The issue is that shouldn’t be insurmountable and therefore the idea of industry suffering a major recession is unlikely.
What are your predictions for the construction industry in 2017?
It’s going to be a bit of a curate’s egg with regards to sectors. Obviously we have a lot of momentum in the infrastructure arena and we all know the need for housing, so those are two sectors that will do particularly well.
The general macroeconomic environment should keep retail, commercial, and industrial sectors fairly level. I don’t anticipate there’s going to be same type of skill shortages and high demand that we saw a few years ago but I do think that might be prevalent in one or two sectors where work is more in demand such as housing and infrastructure.
Across the board and taking the overall position, it will be steady as she goes; our forecast is construction output rising 2% in 2017.
The elephant in the room, however, is the pressure on input prices from the lower pound. There are various scenarios there, but we expect to see price levels contained within construction because the industry is not necessarily operating at full capacity.
There may well be cost pressures in certain sectors that are seeing higher demand such as housing and infrastructure, where there is clearly a potential for capacity constraints in both trade skills and professional skills. So the capacity of the industry to deliver what is demanded by the economy might start to push up prices in certain sectors.

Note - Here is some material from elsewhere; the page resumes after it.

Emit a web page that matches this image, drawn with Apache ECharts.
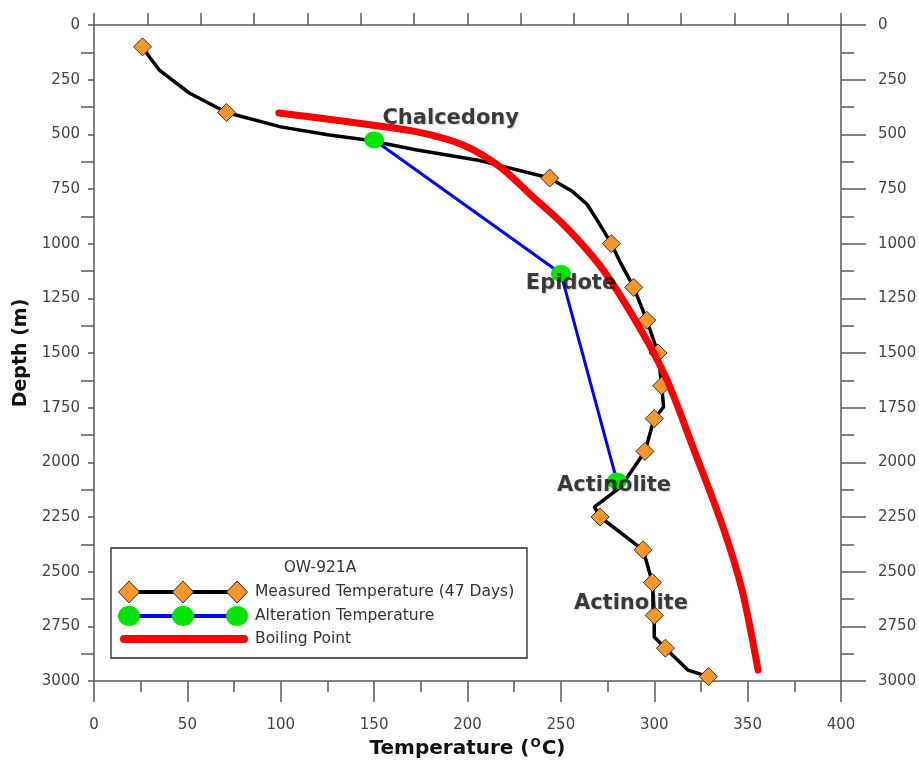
<!DOCTYPE html>
<html>
<head>
<meta charset="utf-8">
<script src="https://cdn.jsdelivr.net/npm/echarts@6/dist/echarts.min.js"></script>
<style>
html,body{margin:0;padding:0;background:#fff;overflow:hidden;}
#chart{width:919px;height:760px;}
</style>
</head>
<body>
<div id="chart"></div>
<script>
// ---- data ----
const measuredT = [26, 30, 35, 51, 71, 100, 126, 146, 173, 205, 244, 256, 264, 270, 277, 282, 289, 296, 302, 304, 305, 300, 295, 282, 268, 271, 294, 299, 300, 300, 306, 318, 329];
const measuredD = [100, 150, 206, 311, 400, 466, 503, 526, 572, 617, 700, 760, 820, 900, 1000, 1088, 1200, 1350, 1500, 1650, 1747, 1800, 1950, 2113, 2204, 2250, 2400, 2550, 2700, 2799, 2850, 2950, 2980];
const measuredMarked = [1, 0, 0, 0, 1, 0, 0, 0, 0, 0, 1, 0, 0, 0, 1, 0, 1, 1, 1, 1, 0, 1, 1, 0, 0, 1, 1, 1, 1, 0, 1, 0, 1];

const alterT = [150, 250, 280];
const alterD = [526, 1136, 2085];

const boilT = [99, 137, 173, 197.6, 217.4, 235, 252.7, 272.6, 292.9, 306.8, 320.7, 336.8, 347, 355.6];
const boilD = [402, 444, 489, 549, 649, 786, 924, 1120, 1395, 1623, 1930, 2296, 2584, 2950];

const labelText = ['Chalcedony', 'Epidote', 'Actinolite', 'Actinolite'];
const labelT = [191, 255.4, 278.5, 287.5];
const labelD = [428, 1183, 2106, 2645];

const xTicks = {min: 0, max: 400, interval: 50};
const yTicks = {min: 0, max: 3000, interval: 250};

const legendTitle = 'OW-921A';
const legendNames = ['Measured Temperature (47 Days)', 'Alteration Temperature', 'Boiling Point'];

// ---- chart ----
const FONT = 'DejaVu Sans';
const axisCol = '#5a5a5a';
const labelCol = '#444';
const chart = echarts.init(document.getElementById('chart'), null, {renderer: 'canvas'});

const measuredData = measuredT.map((t, i) => ({
  value: [t, measuredD[i]],
  symbol: measuredMarked[i] ? 'diamond' : 'none'
}));
const alterData = alterT.map((t, i) => [t, alterD[i]]);
const boilData = boilT.map((t, i) => [t, boilD[i]]);
const labelData = labelT.map((t, i) => ({value: [t, labelD[i]], name: labelText[i]}));

const lx = 111, ly = 548;
function diamond(cx, cy, w, h) {
  return {type: 'polygon', shape: {points: [[cx, cy - h / 2], [cx + w / 2, cy], [cx, cy + h / 2], [cx - w / 2, cy]]},
    style: {fill: '#F7962A', stroke: '#333', lineWidth: 1}, z: 102};
}
const legendGraphics = [
  {type: 'rect', shape: {x: lx, y: ly, width: 416, height: 110}, style: {fill: '#fff', stroke: '#222', lineWidth: 1.3}, z: 100},
  {type: 'text', x: 320, y: 568, style: {text: legendTitle, font: '15.5px "DejaVu Sans"', fill: '#333', textAlign: 'center', textVerticalAlign: 'middle'}, z: 101},
  {type: 'line', shape: {x1: 121, y1: 592, x2: 245, y2: 592}, style: {stroke: '#000', lineWidth: 4}, z: 101},
  diamond(129, 592, 21, 22), diamond(183, 592, 21, 22), diamond(237, 592, 21, 22),
  {type: 'line', shape: {x1: 129, y1: 616, x2: 237, y2: 616}, style: {stroke: '#0000ff', lineWidth: 4}, z: 101},
  {type: 'ellipse', shape: {cx: 129, cy: 616, rx: 11, ry: 10}, style: {fill: '#00e400'}, z: 102},
  {type: 'ellipse', shape: {cx: 183, cy: 616, rx: 11, ry: 10}, style: {fill: '#00e400'}, z: 102},
  {type: 'ellipse', shape: {cx: 237, cy: 616, rx: 11, ry: 10}, style: {fill: '#00e400'}, z: 102},
  {type: 'line', shape: {x1: 124, y1: 639, x2: 244, y2: 639}, style: {stroke: '#ff0000', lineWidth: 8, lineCap: 'round'}, z: 101}
];
legendNames.forEach((n, i) => {
  legendGraphics.push({type: 'text', x: 255, y: [592, 616, 639][i],
    style: {text: n, font: '15.5px "DejaVu Sans"', fill: '#333', textAlign: 'left', textVerticalAlign: 'middle'}, z: 101});
});

const plain = v => String(v);

const option = {
  backgroundColor: '#fff',
  animation: false,
  grid: {left: 94, top: 25, right: 78, bottom: 79, containLabel: false, outerBoundsMode: 'none'},
  xAxis: [
    {
      type: 'value', position: 'bottom', min: xTicks.min, max: xTicks.max, interval: xTicks.interval,
      axisLine: {show: true, onZero: false, lineStyle: {color: axisCol, width: 1.5}},
      axisTick: {show: true, length: 21, lineStyle: {color: axisCol, width: 1.5}},
      minorTick: {show: true, splitNumber: 2, length: 11, lineStyle: {color: axisCol, width: 1.5}},
      axisLabel: {margin: 37, color: labelCol, fontFamily: FONT, fontSize: 15, formatter: plain},
      splitLine: {show: false},
      name: '{a|Temperature (}{s|O}{a|C)}', nameLocation: 'middle', nameGap: 56,
      nameTextStyle: {rich: {
        a: {fontFamily: FONT, fontWeight: 'bold', fontSize: 20, color: '#111'},
        s: {fontFamily: FONT, fontWeight: 'bold', fontSize: 12, color: '#111', padding: [0, 1, 9, 1]}
      }}
    },
    {
      type: 'value', position: 'top', min: 0, max: 14, interval: 1,
      axisLine: {show: true, onZero: false, lineStyle: {color: axisCol, width: 1.5}},
      axisTick: {show: true, length: 12, lineStyle: {color: axisCol, width: 1.5}},
      axisLabel: {show: false},
      splitLine: {show: false}
    }
  ],
  yAxis: [
    {
      type: 'value', position: 'left', inverse: true, min: yTicks.min, max: yTicks.max, interval: yTicks.interval,
      axisLine: {show: true, onZero: false, lineStyle: {color: axisCol, width: 1.5}},
      axisTick: {show: true, length: 6, lineStyle: {color: axisCol, width: 1.5}},
      minorTick: {show: true, splitNumber: 2, length: 13, lineStyle: {color: axisCol, width: 1.5}},
      axisLabel: {margin: 14, color: labelCol, fontFamily: FONT, fontSize: 15, formatter: plain},
      splitLine: {show: false},
      name: 'Depth (m)', nameLocation: 'middle', nameGap: 52, nameRotate: 90,
      nameTextStyle: {fontFamily: FONT, fontWeight: 'bold', fontSize: 19, color: '#111'}
    },
    {
      type: 'value', position: 'right', inverse: true, min: yTicks.min, max: yTicks.max, interval: yTicks.interval,
      axisLine: {show: true, onZero: false, lineStyle: {color: axisCol, width: 1.5}},
      axisTick: {show: true, length: 25, lineStyle: {color: axisCol, width: 1.5}},
      minorTick: {show: true, splitNumber: 2, length: 13, lineStyle: {color: axisCol, width: 1.5}},
      axisLabel: {margin: 37, color: labelCol, fontFamily: FONT, fontSize: 15, formatter: plain},
      splitLine: {show: false}
    }
  ],
  series: [
    {
      name: legendNames[0], type: 'line', xAxisIndex: 0, yAxisIndex: 0, z: 2,
      data: measuredData, smooth: false,
      symbolSize: [18, 18],
      lineStyle: {color: '#000', width: 3.5, join: 'round'},
      itemStyle: {color: '#F7962A', borderColor: '#333', borderWidth: 1}
    },
    {
      name: legendNames[1], type: 'line', xAxisIndex: 0, yAxisIndex: 0, z: 3,
      data: alterData, symbol: 'circle', symbolSize: [20, 17],
      lineStyle: {color: '#0000ff', width: 3},
      itemStyle: {color: '#00e400', borderWidth: 0}
    },
    {
      name: legendNames[2], type: 'line', xAxisIndex: 0, yAxisIndex: 0, z: 4,
      data: boilData, smooth: 0.3, symbol: 'none',
      lineStyle: {color: '#ff0000', width: 7, cap: 'round', join: 'round'}
    },
    {
      name: 'labels', type: 'scatter', xAxisIndex: 0, yAxisIndex: 0, z: 6,
      data: labelData, symbolSize: 1, itemStyle: {color: 'rgba(0,0,0,0)'},
      label: {show: true, position: 'inside', formatter: p => p.name,
        fontFamily: FONT, fontWeight: 'bold', fontSize: 21, color: '#111',
        textShadowColor: 'rgba(0,0,0,0.25)', textShadowBlur: 1.5, textShadowOffsetX: 1, textShadowOffsetY: 1}
    }
  ],
  graphic: legendGraphics
};
chart.setOption(option);
</script>
</body>
</html>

Did Theresa May’s recent Brexit speech provide business with enough clarity?
It was a big step forward in terms of the clarity that has been provided to date. Is it enough? Industry would always ask for more information; but that’s just the nature of industry.
My personal view is that given the situation Theresa May is in, that’s as much as she could give at the moment. The fact remains it takes two people to negotiate and you don’t know what the other party is going to say.
Overall, I would say it’s positive not in so much what she said but the fact that she said it.